Muna Tatari wiederum beschreibt, muslimische Trauerrituale nach dem eigentlichen Todestag würden denen im Christentum ähneln:
"Es folgen dann traditionell drei größere Trauerphasen. Das ist zum einen die dreitägige Phase, in der es vor allem darum geht, den Tod bekannt zu machen unter Verwandten, Angehörigen, Betroffenen. Die Familie wird in der Zeit nach Möglichkeit nicht alleine gelassen. Es ist immer jemand bei ihr. Die Familie und die Angehörigen und die Betroffenen empfangen Besucher und sind aber nicht in der Verpflichtung, die Gäste bewirten zu müssen, sondern sind alleine da, um Anteil nehmen zu spüren. Und all das andere tun die anderen Besuchenden."

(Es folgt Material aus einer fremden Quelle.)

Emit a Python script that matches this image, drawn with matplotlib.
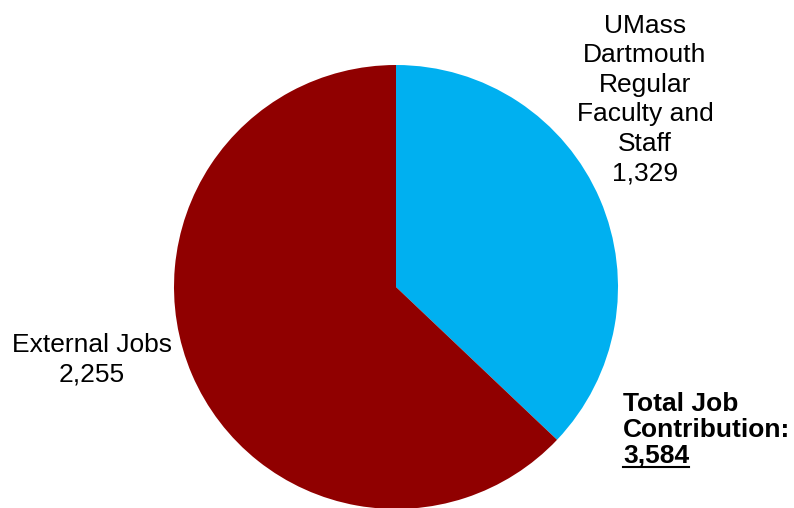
import matplotlib
matplotlib.use("Agg")
import matplotlib.pyplot as plt
from matplotlib.lines import Line2D

# slice data
labels = ["UMass\nDartmouth\nRegular\nFaculty and\nStaff", "External Jobs"]
values = [1329, 2255]
colors = ["#00B0F0", "#900000"]
total = sum(values)

plt.rcParams["font.family"] = ["Liberation Sans", "DejaVu Sans"]

W, H = 794, 508
fig = plt.figure(figsize=(W / 100, H / 100), dpi=100)

# pie centre (396, 287) px, radius 222 px
cx, cy, r = 396, 287, 222
ax = fig.add_axes([(cx - r) / W, (H - cy - r) / H, 2 * r / W, 2 * r / H])
ax.pie(values, colors=colors, startangle=90, counterclock=False,
       wedgeprops={"linewidth": 0})
ax.set_xlim(-1, 1)
ax.set_ylim(-1, 1)
ax.set_aspect("equal")
ax.axis("off")

# slice labels (figure pixel positions)
fig.text(645 / W, 1 - 99.5 / H, f"{labels[0]}\n{values[0]:,}", ha="center",
         va="center", fontsize=19, linespacing=1.29)
fig.text(92 / W, 1 - 360 / H, f"{labels[1]}\n{values[1]:,}", ha="center",
         va="center", fontsize=19, linespacing=1.29)

# total label
fig.text(623 / W, 1 - 437 / H, "Total Job\nContribution:", ha="left",
         va="baseline", fontsize=19, fontweight="bold", linespacing=1.09)
t = fig.text(623 / W, 1 - 463 / H, f"{total:,}", ha="left", va="baseline",
             fontsize=19, fontweight="bold")

fig.canvas.draw()
bb = t.get_window_extent()
uy = (H - 467) / H
fig.add_artist(Line2D([bb.x0 / W, bb.x1 / W], [uy, uy], color="black",
                      linewidth=1.5, transform=fig.transFigure))

fig.savefig("out.png", dpi=100)
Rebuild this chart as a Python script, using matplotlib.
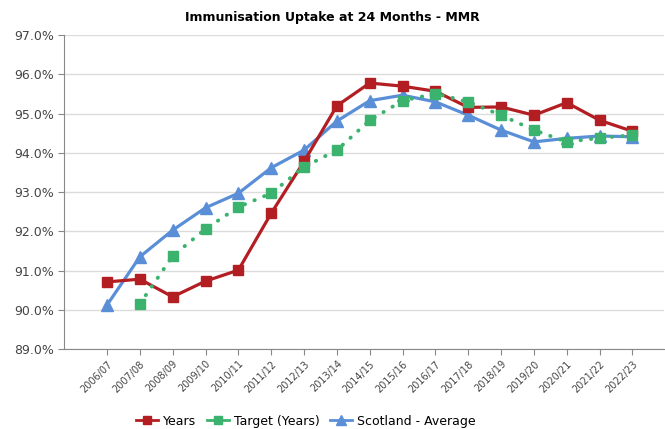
import numpy as np
import matplotlib.pyplot as plt
from matplotlib.lines import Line2D

plt.rcParams['font.family'] = ['DejaVu Sans']

years = ['2006/07', '2007/08', '2008/09', '2009/10', '2010/11', '2011/12',
         '2012/13', '2013/14', '2014/15', '2015/16', '2016/17', '2017/18',
         '2018/19', '2019/20', '2020/21', '2021/22', '2022/23']

uptake = [90.71, 90.78, 90.33, 90.73, 91.01, 92.46, 93.78, 95.20, 95.78,
          95.70, 95.57, 95.16, 95.17, 94.96, 95.28, 94.83, 94.55]

target = [np.nan, 90.15, 91.37, 92.06, 92.62, 92.97, 93.64, 94.07, 94.83,
          95.33, 95.51, 95.30, 94.96, 94.58, 94.28, 94.38, 94.45]

scotland = [90.12, 91.35, 92.03, 92.60, 92.97, 93.62, 94.07, 94.81, 95.33,
            95.47, 95.30, 94.96, 94.58, 94.28, 94.37, 94.43, 94.41]

yticks = [89, 90, 91, 92, 93, 94, 95, 96, 97]

red, green, blue = '#b31e23', '#3bb36e', '#5a8fd8'

fig = plt.figure(figsize=(6.65, 4.29), dpi=100)
ax = fig.add_axes([0.0962, 0.1865, 0.9018, 0.7315])

x = np.arange(len(years))
ax.plot(x, uptake, color=red, lw=2.3, marker='s', ms=7, zorder=3)
ax.plot(x, target, color=green, lw=2.8, ls=(0, (0.1, 2.6)), dash_capstyle='round',
        marker='s', ms=7, zorder=4)
ax.plot(x, scotland, color=blue, lw=2.3, marker='^', ms=8.5, zorder=2)

ax.set_xlim(-1.31, 16.95)
ax.set_ylim(89, 97)
ax.set_yticks(yticks)
ax.set_yticklabels([f'{v:.1f}%' for v in yticks], fontsize=9, color='#444444')
ax.set_xticks(x)
ax.set_xticklabels(years, rotation=45, ha='right', rotation_mode='anchor',
                   fontsize=7, color='#444444')
ax.tick_params(axis='y', length=4, color='#888888', pad=3)
ax.tick_params(axis='x', length=4, color='#888888', pad=3)
ax.grid(axis='y', color='#dcdcdc', lw=1)
ax.set_axisbelow(True)
for s in ['top', 'right']:
    ax.spines[s].set_visible(False)
for s in ['left', 'bottom']:
    ax.spines[s].set_color('#888888')

fig.suptitle('Immunisation Uptake at 24 Months - MMR', x=0.5, y=0.975,
             fontsize=9, fontweight='bold')

# legend handles drawn solid, as in the original
handles = [Line2D([], [], color=red, lw=2, marker='s', ms=6),
           Line2D([], [], color=green, lw=2, marker='s', ms=6),
           Line2D([], [], color=blue, lw=2, marker='^', ms=7)]
labels = ['Years', 'Target (Years)', 'Scotland - Average']
fig.legend(handles, labels, loc='center', bbox_to_anchor=(0.46, 0.018), ncol=3,
           frameon=False, fontsize=9, handlelength=1.8, columnspacing=0.8,
           handletextpad=0.4)

fig.savefig('out.png', dpi=100)
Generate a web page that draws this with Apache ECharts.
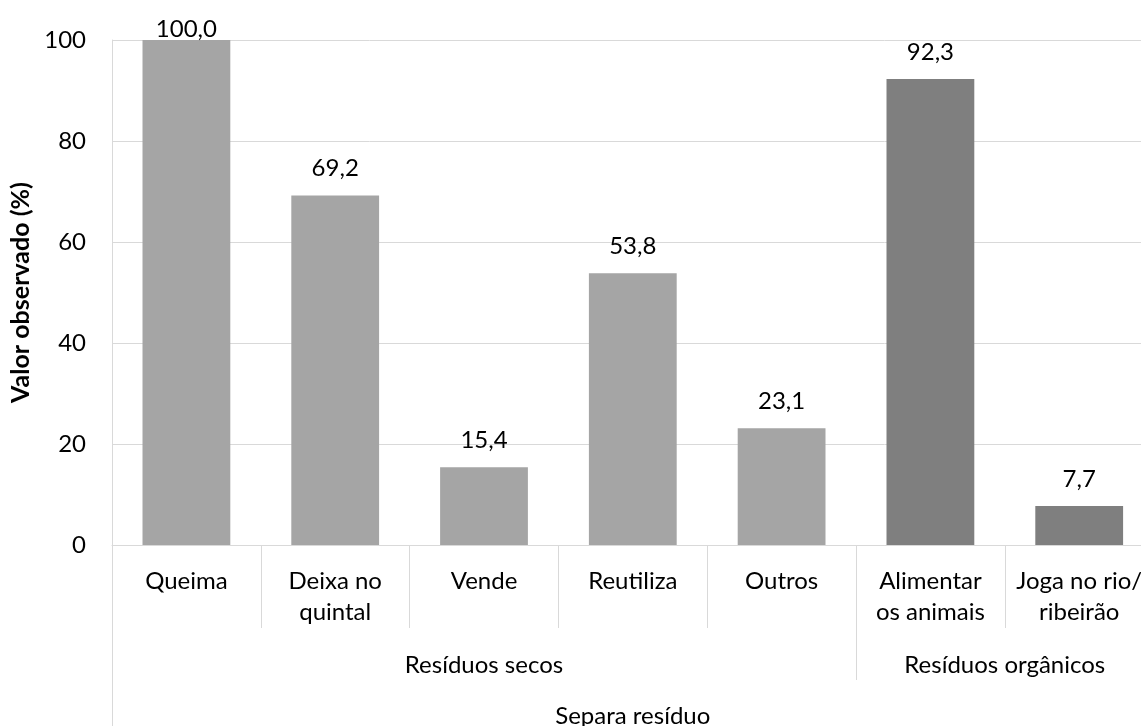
<!DOCTYPE html>
<html>
<head>
<meta charset="utf-8">
<script src="https://cdn.jsdelivr.net/npm/echarts@6/dist/echarts.min.js"></script>
<style>html,body{margin:0;padding:0;background:#fff;}#c{width:1141px;height:726px;}</style>
</head>
<body>
<div id="c"></div>
<script>
const categories = ['Queima', 'Deixa no\nquintal', 'Vende', 'Reutiliza', 'Outros', 'Alimentar\nos animais', 'Joga no rio/\nribeirão'];
const values = [100.0, 69.2, 15.4, 53.8, 23.1, 92.3, 7.7];
const groupOfCategory = ['secos', 'secos', 'secos', 'secos', 'secos', 'organicos', 'organicos'];
const groupLabelsSecos = ['', '', 'Resíduos secos', '', '', '', ''];
const groupLabelsOrganicos = ['', '', '', '', '', '', 'Resíduos orgânicos', ''];
const topLabels = ['', '', '', 'Separa resíduo', '', '', ''];
const yTicks = [0, 20, 40, 60, 80, 100];
const yAxisTitle = 'Valor observado (%)';

const FONT = 'Lato';
const groupColors = { secos: '#A5A5A5', organicos: '#7F7F7F' };
const chart = echarts.init(document.getElementById('c'), null, { renderer: 'canvas' });
const gridLine = '#D9D9D9';

const hiddenLine = { show: false };
option = {
  animation: false,
  backgroundColor: '#ffffff',
  grid: { left: 112, top: 40, width: 1041.6, height: 505, containLabel: false, outerBoundsMode: 'none' },
  xAxis: [
    {
      type: 'category', data: categories, position: 'bottom', boundaryGap: true,
      axisLine: { show: true, lineStyle: { color: gridLine, width: 1 } },
      axisTick: { show: true, interval: 0, length: 83, lineStyle: { color: gridLine } },
      axisLabel: { interval: 0, margin: 21, fontFamily: FONT, fontSize: 24, lineHeight: 31, color: '#000' }
    },
    {
      type: 'category', data: groupLabelsSecos, position: 'bottom', boundaryGap: true,
      axisLine: hiddenLine, axisTick: { show: false },
      axisLabel: { interval: 0, margin: 105, fontFamily: FONT, fontSize: 24, lineHeight: 31, color: '#000' }
    },
    {
      type: 'category', data: groupLabelsOrganicos, position: 'bottom', boundaryGap: false,
      axisLine: hiddenLine,
      axisTick: { show: true, interval: function (i) { return i === 0 || i === 5; }, length: 135, lineStyle: { color: gridLine } },
      axisLabel: { interval: 0, margin: 105, fontFamily: FONT, fontSize: 24, lineHeight: 31, color: '#000' }
    },
    {
      type: 'category', data: topLabels, position: 'bottom', boundaryGap: true,
      axisLine: hiddenLine,
      axisTick: { show: true, interval: function (i) { return i === 0; }, length: 200, lineStyle: { color: gridLine } },
      axisLabel: { interval: 0, margin: 156, fontFamily: FONT, fontSize: 24, lineHeight: 31, color: '#000' }
    }
  ],
  yAxis: {
    type: 'value', min: yTicks[0], max: yTicks[yTicks.length - 1], interval: yTicks[1] - yTicks[0],
    name: yAxisTitle, nameLocation: 'middle', nameGap: 67,
    nameTextStyle: { fontFamily: FONT, fontSize: 25, fontWeight: 'bold', color: '#000' },
    axisLine: { show: true, lineStyle: { color: gridLine } },
    axisTick: { show: false },
    splitLine: { show: true, lineStyle: { color: gridLine, width: 1 } },
    axisLabel: { margin: 26, fontFamily: FONT, fontSize: 24, color: '#000' }
  },
  series: [{
    type: 'bar',
    xAxisIndex: 0,
    barWidth: '59%',
    data: values.map(function (v, i) {
      const item = { value: v, itemStyle: { color: groupColors[groupOfCategory[i]] } };
      if (v >= 100) item.label = { distance: -1 };
      return item;
    }),
    label: {
      show: true, position: 'top', distance: 15,
      fontFamily: FONT, fontSize: 24, color: '#000',
      formatter: function (p) { return p.value.toFixed(1).replace('.', ','); }
    }
  }]
};
chart.setOption(option);
</script>
</body>
</html>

Würdevolles Sterben trotz Pandemie
Dann schließe sich eine Trauerphase von ungefähr 40 Tagen an, die von der Vorstellung getragen sei, es brauche diese Zeit, bis die Seele ganz das irdische Dasein verlassen habe. Regelmäßige Koranrezitationen und Erzählungen über die Verstorbenen prägen diese Phase, in der nach Möglichkeit keine große, fröhliche Feier veranstaltet werden sollte, so Tatari. Nach Abschluss eines Trauerjahres werde in der Regel noch einmal das Grab besucht. Muna Tatari und Andreas Lob-Hüdepohl sind Mitglieder im 26-köpfigen Deutschen Ethikrat – ebenso wie der Gerontologe Andreas Kruse.
Er greift auf den antiken Philosophen Plotin zurück, um noch einmal den existentiellen Prozess des Sterbens zu betonen, der auch in einer Pandemie so würdevoll wie möglich gestaltet werden müsse. In seiner Mystik habe Plotin von der individuellen Seele gesprochen, die beim Sterben wieder in der Weltseele aufgehe – genauso sei es mit dem Geist:
"Deswegen hat Plotin gesagt: Das Verlassen der Welt ist einer der größten Übergänge, die der Mensch zu gestalten hat. Es gehört mit zu dem größten, was der Mensch erlebt, gestaltet. Und dann wird klar, wenn wir dann in der völligen Einsamkeit der Kriege, der Konzentrationslager oder jetzt eben in der völligen Einsamkeit eines Zimmers, das von anderen Menschen, vor allen Dingen vertrauten Menschen, nicht betreten werden darf, sterben. Das ist eine uns auch existenziell zutiefst berührende Situation."